Managing Equity Portfolios: A Behavioral Approach to Improving Skills and Investment Processes by Ervolini, Michael A.. hardcover edition. ISBN: 9780262028349.

A groundbreaking framework for improving portfolio performance that goes beyond traditional analytics, offering new ways to understand investment skills, process, and behaviors. Portfolio management is a tough business. Each day, managers face the challenges of an ever-changing and unforgiving market, where strategies and processes that worked yesterday may not work today, or tomorrow. The usual advice for improving portfolio performance—refining your strategy, staying within your style, doing better research, trading more efficiently—is important, but doesnt seem to affect outcomes sufficiently. This book, by an experienced advisor to institutional money managers, goes beyond conventional thinking to offer a new analytic framework that enables investors to improve their performance confidently, deliberately, and simply, by applying the principles of behavioral finance.
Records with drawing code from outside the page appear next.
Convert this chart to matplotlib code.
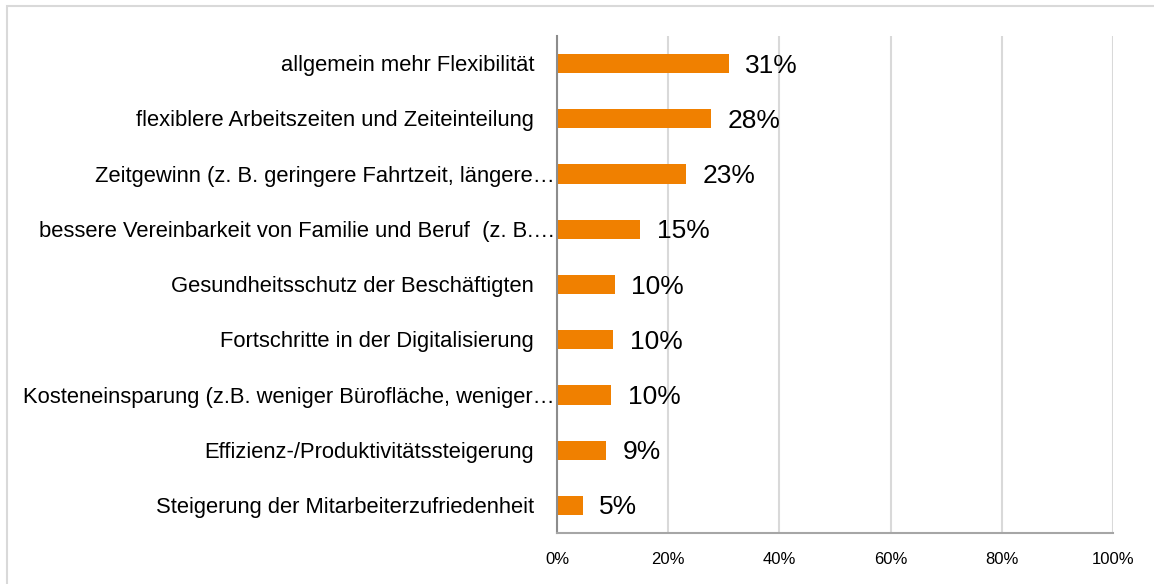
import matplotlib.pyplot as plt
from matplotlib.patches import Rectangle

# data (top to bottom)
categories = [
    "allgemein mehr Flexibilität",
    "flexiblere Arbeitszeiten und Zeiteinteilung",
    "Zeitgewinn (z. B. geringere Fahrtzeit, längere…",
    "bessere Vereinbarkeit von Familie und Beruf  (z. B.…",
    "Gesundheitsschutz der Beschäftigten",
    "Fortschritte in der Digitalisierung",
    "Kosteneinsparung (z.B. weniger Bürofläche, weniger…",
    "Effizienz-/Produktivitätssteigerung",
    "Steigerung der Mitarbeiterzufriedenheit",
]
values = [30.9, 27.7, 23.2, 15.0, 10.4, 10.1, 9.7, 8.9, 4.6]
truncated = [False, False, True, True, False, False, True, False, False]
xticks = [0, 20, 40, 60, 80, 100]

plt.rcParams["font.family"] = ["Liberation Sans", "DejaVu Sans"]

fig = plt.figure(figsize=(11.54, 5.84), dpi=100)
# light frame around the chart (right/bottom edges cut off)
fig.patches.append(Rectangle((7 / 1154, -0.1), 1.2, (584 - 6) / 584 + 0.1,
                             transform=fig.transFigure, fill=False,
                             edgecolor="#d9d9d9", linewidth=1.5))

ax = fig.add_axes([557 / 1154, 51 / 584, (1113 - 557) / 1154, (533 - 36) / 584])
y = list(range(len(categories)))
ax.barh(y, values, height=0.35, color="#f08000")
ax.set_xlim(0, 100)
ax.set_ylim(len(categories) - 0.5, -0.5)

ax.set_xticks(xticks)
ax.set_xticklabels([f"{t}%" for t in xticks], fontsize=12)
ax.tick_params(axis="x", length=0, pad=14)
ax.set_yticks([])
ax.grid(axis="x", color="#d9d9d9", linewidth=1.5)
ax.set_axisbelow(True)

for s in ["top", "right"]:
    ax.spines[s].set_visible(False)
ax.spines["left"].set_color("#8c8c8c")
ax.spines["bottom"].set_color("#a6a6a6")
ax.spines["left"].set_linewidth(1.5)
ax.spines["bottom"].set_linewidth(1.5)

for i, (cat, v, tr) in enumerate(zip(categories, values, truncated)):
    off = -1.5 if tr else -16.5
    ax.annotate(cat, xy=(0, i), xycoords=("axes fraction", "data"),
                xytext=(off, -1.5), textcoords="offset points",
                ha="right", va="center", fontsize=15.8)
    ax.annotate(f"{round(v)}%", xy=(v, i), xytext=(12, -1.5),
                textcoords="offset points", ha="left", va="center",
                fontsize=19)

fig.savefig("out.png", dpi=100)
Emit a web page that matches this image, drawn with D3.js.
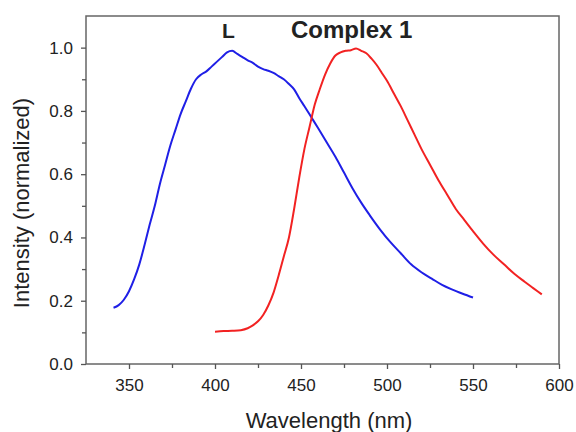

W. Edwards Deming observed that you cant improve what you dont measure. Active portfolio management lacks methods for measuring key inputs to management success like skills, process, and behavioral tendencies. Michael Ervolini offers a conceptually straightforward and well-tested framework that does just that, with evidence of how it helps managers enhance self-awareness and become better investors. In a series of short, accessible chapters, Ervolini investigates a range of topics from psychology and neuroscience, describing their relevance to the challenges of portfolio management. Finally, Ervolini offers seven ideas for improving. These range from maintaining an investment diary to performing rudimentary calculations that quantify basic skills; each idea, or “project,” helps managers gain a deeper understanding of their strengths and shortcomings and how to use this knowledge to improve investment performance.